God does this kind of work in our lives as well. It may not be pleasant or easy, but God’s training program is a good one to be sure. As I think of what such a training program might involve these kinds of things come to mind:
- Seasons of prayer the answers to which are not obvious, apparent, or what we had hoped for (sometimes God does say no for reasons of which we may never be aware)
- Seasons of loneliness in the midst of faithfulness to God and the gospel call
- Trouble in the lives of friends for reasons of their own cause, or for reasons beyond their control
- Long lists of tasks, projects, or intense effort that simply must be done
- Trouble in your own life for reasons beyond your control
The so-called Prosperity Gospel offers a life filled with joy, peace, abundance, happiness, and obvious favor. As Kate Bowler observes, The prosperity gospel does expectation beautifully—the hope that God can always do more, the desire to see transformation before your eyes. In the end, however, there is little room for suffering, struggling, and disappointment. (Christianity Today offers an insightful interview with Kate about this subject. It’s worth the read. Click here for the interview or see link below.)
The Gospel message of Jesus Christ is that God uses difficulty for our benefit.
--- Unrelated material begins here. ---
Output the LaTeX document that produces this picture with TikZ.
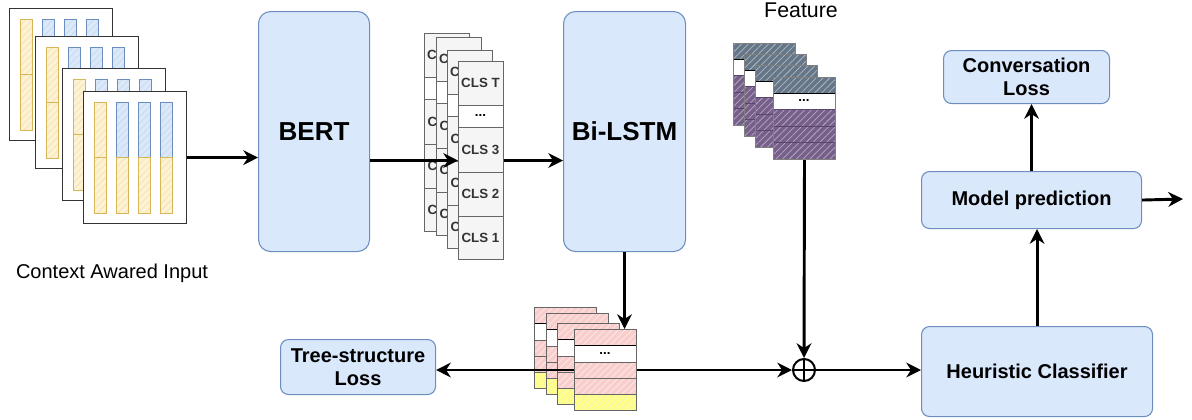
\documentclass[tikz,border=0pt]{standalone}
\usepackage{fontspec}
\setmainfont{Liberation Sans}
\usetikzlibrary{arrows.meta,patterns.meta}
\definecolor{bfill}{HTML}{DAE8FC}
\definecolor{bdraw}{HTML}{6C8EBF}
\definecolor{yfill}{HTML}{FFF2CC}
\definecolor{ydraw}{HTML}{D6B656}
\definecolor{yhatch}{HTML}{E9E2CF}
\definecolor{bhatch}{HTML}{CDD8E6}
\definecolor{gfill}{HTML}{F5F5F5}
\definecolor{gdraw}{HTML}{666666}
\definecolor{gtext}{HTML}{333333}
\definecolor{pfill}{HTML}{F8CECC}
\definecolor{phatch}{HTML}{FDEAE9}
\definecolor{lfill}{HTML}{FFFF88}
\definecolor{lhatch}{HTML}{F2F2C4}
\definecolor{sfill}{HTML}{647687}
\definecolor{shatch}{HTML}{B0B8C1}
\definecolor{mfill}{HTML}{76608A}
\definecolor{mhatch}{HTML}{B4A7C1}
\definecolor{sdraw}{HTML}{4A5866}
\definecolor{mdraw}{HTML}{5A4570}
\tikzset{
  hatchfill/.style 2 args={preaction={fill=#1},pattern={Lines[angle=45,distance=3.6pt,line width=0.55pt]},pattern color=#2},
  blk/.style={draw=bdraw,fill=bfill,line width=0.8pt,inner sep=0pt,anchor=north west,align=center,
    font=\bfseries\fontsize{15}{17}\selectfont},
  arr/.style={line width=2.2pt,-{Stealth[length=11pt,width=11pt,inset=3.5pt]}},
  seg/.style={line width=0.75pt},
  clstext/.style={font=\bfseries\fontsize{10}{12}\selectfont,text=gtext,inner sep=0pt},
  dots/.style={font=\bfseries\fontsize{10}{12}\selectfont,inner sep=0pt},
  lbl/.style={font=\fontsize{15}{17}\selectfont,inner sep=0pt,anchor=base},
  sheetframe/.style={inner sep=0pt,anchor=north west}
}
\newcommand{\ctxsheet}[3]{%
  \begin{scope}[shift={(#2,#3)}]
    \node[sheetframe,draw=black!80,fill=white,line width=0.9pt,minimum width=103*0.75pt,minimum height=132*0.75pt] (#1) at (0,0) {};
    \draw[ydraw,seg,hatchfill={yfill}{yhatch}] (11,11) rectangle (23,66);
    \draw[ydraw,seg,hatchfill={yfill}{yhatch}] (11,66) rectangle (23,122);
    \foreach \bx in {33,55,77}{
      \draw[bdraw,seg,hatchfill={bfill}{bhatch}] (\bx,11) rectangle ({\bx+12},66);
      \draw[ydraw,seg,hatchfill={yfill}{yhatch}] (\bx,66) rectangle ({\bx+12},122);
    }
  \end{scope}}
\newcommand{\clssheet}[3]{%
  \begin{scope}[shift={(#2,#3)}]
    \draw[gdraw,seg,fill=gfill] (0,0) rectangle (45,44);
    \node[clstext] at (22.5,22) {CLS T};
    \draw[gdraw,seg,fill=white] (0,44) rectangle (45,66);
    \node[dots] at (22.5,54) {...};
    \draw[gdraw,seg,fill=gfill] (0,66) rectangle (45,111);
    \node[clstext] at (22.5,88.5) {CLS 3};
    \draw[gdraw,seg,fill=gfill] (0,111) rectangle (45,155);
    \node[clstext] at (22.5,133) {CLS 2};
    \draw[gdraw,seg,fill=gfill] (0,155) rectangle (45,198);
    \node[clstext] at (22.5,176.5) {CLS 1};
    \node[sheetframe,draw=gdraw,seg,minimum width=45*0.75pt,minimum height=198*0.75pt] (#1) at (0,0) {};
  \end{scope}}
\newcommand{\pinksheet}[3]{%
  \begin{scope}[shift={(#2,#3)}]
    \draw[gdraw,seg,hatchfill={pfill}{phatch}] (0,0) rectangle (62,16);
    \draw[black,seg,fill=white] (0,16) rectangle (62,33);
    \node[dots] at (31,24) {...};
    \draw[gdraw,seg,hatchfill={pfill}{phatch}] (0,33) rectangle (62,49);
    \draw[gdraw,seg,hatchfill={pfill}{phatch}] (0,49) rectangle (62,65);
    \draw[gdraw,seg,hatchfill={lfill}{lhatch}] (0,65) rectangle (62,81);
    \node[sheetframe,draw=gdraw,seg,minimum width=62*0.75pt,minimum height=81*0.75pt] (#1) at (0,0) {};
  \end{scope}}
\newcommand{\featsheet}[3]{%
  \begin{scope}[shift={(#2,#3)}]
    \draw[sdraw,seg,hatchfill={sfill}{shatch}] (0,0) rectangle (62,16);
    \draw[black,seg,fill=white] (0,16) rectangle (62,32);
    \node[dots] at (31,23.5) {...};
    \draw[mdraw,seg,hatchfill={mfill}{mhatch}] (0,32) rectangle (62,49);
    \draw[mdraw,seg,hatchfill={mfill}{mhatch}] (0,49) rectangle (62,65);
    \draw[mdraw,seg,hatchfill={mfill}{mhatch}] (0,65) rectangle (62,82);
    \node[sheetframe,draw=gray,seg,minimum width=62*0.75pt,minimum height=82*0.75pt] (#1) at (0,0) {};
  \end{scope}}
\begin{document}
\begin{tikzpicture}[x=0.75pt,y=-0.75pt]
\useasboundingbox (0,0) rectangle (1192,419);

% context input sheets
\ctxsheet{ctxa}{9}{8}
\ctxsheet{ctxb}{35}{36}
\ctxsheet{ctxc}{62}{68}
\ctxsheet{ctxd}{83}{91}
\node[lbl] (ctxlbl) at (112,278) {Context Awared Input};

% main blocks
\node[blk,rounded corners=9pt,minimum width=111*0.75pt,minimum height=240*0.75pt,font=\bfseries\fontsize{19.5}{22}\selectfont] (bert) at (258,11) {BERT};
\node[blk,rounded corners=9pt,minimum width=122*0.75pt,minimum height=240*0.75pt,font=\bfseries\fontsize{19.5}{22}\selectfont] (bilstm) at (563,11) {Bi-LSTM};
\node[blk,rounded corners=6pt,minimum width=166*0.75pt,minimum height=53*0.75pt] (conv) at (943,50) {Conversation\\Loss};
\node[blk,rounded corners=6pt,minimum width=220*0.75pt,minimum height=57*0.75pt] (model) at (921,171) {Model prediction};
\node[blk,rounded corners=6pt,minimum width=231*0.75pt,minimum height=90*0.75pt] (heur) at (921,326) {Heuristic Classifier};
\node[blk,rounded corners=6pt,minimum width=155*0.75pt,minimum height=55*0.75pt] (tree) at (280,339) {Tree-structure\\Loss};

% CLS stacks
\clssheet{clsa}{424}{33}
\clssheet{clsb}{436}{37}
\clssheet{clsc}{447}{50}
\clssheet{clsd}{458}{61}

% feature stacks
\node[lbl,font=\fontsize{16}{18}\selectfont] (featlbl) at (801,17) {Feature};
\featsheet{feata}{733}{43}
\featsheet{featb}{744}{54}
\featsheet{featc}{755}{65}
\featsheet{featd}{773}{77}

% pink stacks
\pinksheet{pinka}{534}{307}
\pinksheet{pinkb}{546}{313}
\pinksheet{pinkc}{557}{323}
\pinksheet{pinkd}{574}{329}

% oplus
\node[circle,draw,line width=1.5pt,minimum size=22*0.75pt,inner sep=0pt] (oplus) at (804,370) {};
\draw[line width=1.5pt] (oplus.north) -- (oplus.south) (oplus.west) -- (oplus.east);

% connectors
\coordinate (outp) at (1183,199);
\draw[arr] (ctxd.east) -- (ctxd.east -| bert.west);
\draw[arr] (bert.east |- clsd.west) -- (clsd.west);
\draw[arr] (clsd.east) -- (clsd.east -| bilstm.west);
\draw[arr] (bilstm.south) -- (bilstm.south |- pinkd.north);
\draw[arr] (pinkd.west) -- (pinkd.west -| tree.east);
\draw[arr] (pinkd.east) -- (oplus.west);
\draw[arr] (featd.south) -- (oplus.north);
\draw[arr] (oplus.east) -- (oplus.east -| heur.west);
\draw[arr] (heur.north) -- (heur.north |- model.south);
\draw[arr] (model.north) -- (model.north |- conv.south);
\draw[arr] (model.east) -- (outp);
\end{tikzpicture}
\end{document}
Jesus’ suffering is the greatest testimony of that reality; His suffering and death brought us eternal salvation and peace. Through discipline he now shapes us, refines our faith, allows us to witness to others, and gives us a heart for those who are suffering. It may not feel all that enjoyable. But the most severe discipline from God will yield a harvest of righteousness and peace for those who have been trained by it. The calling for followers of Jesus Christ is to keep the faith in the goodness of God and rejoice in our Savior who “for the joy that was set before him endured the cross, despising the shame, and is seated at the right hand of the throne of God.” He now invites us to trust in him and embrace the harvest of righteousness and peace that his sometimes-difficult work yields in our lives.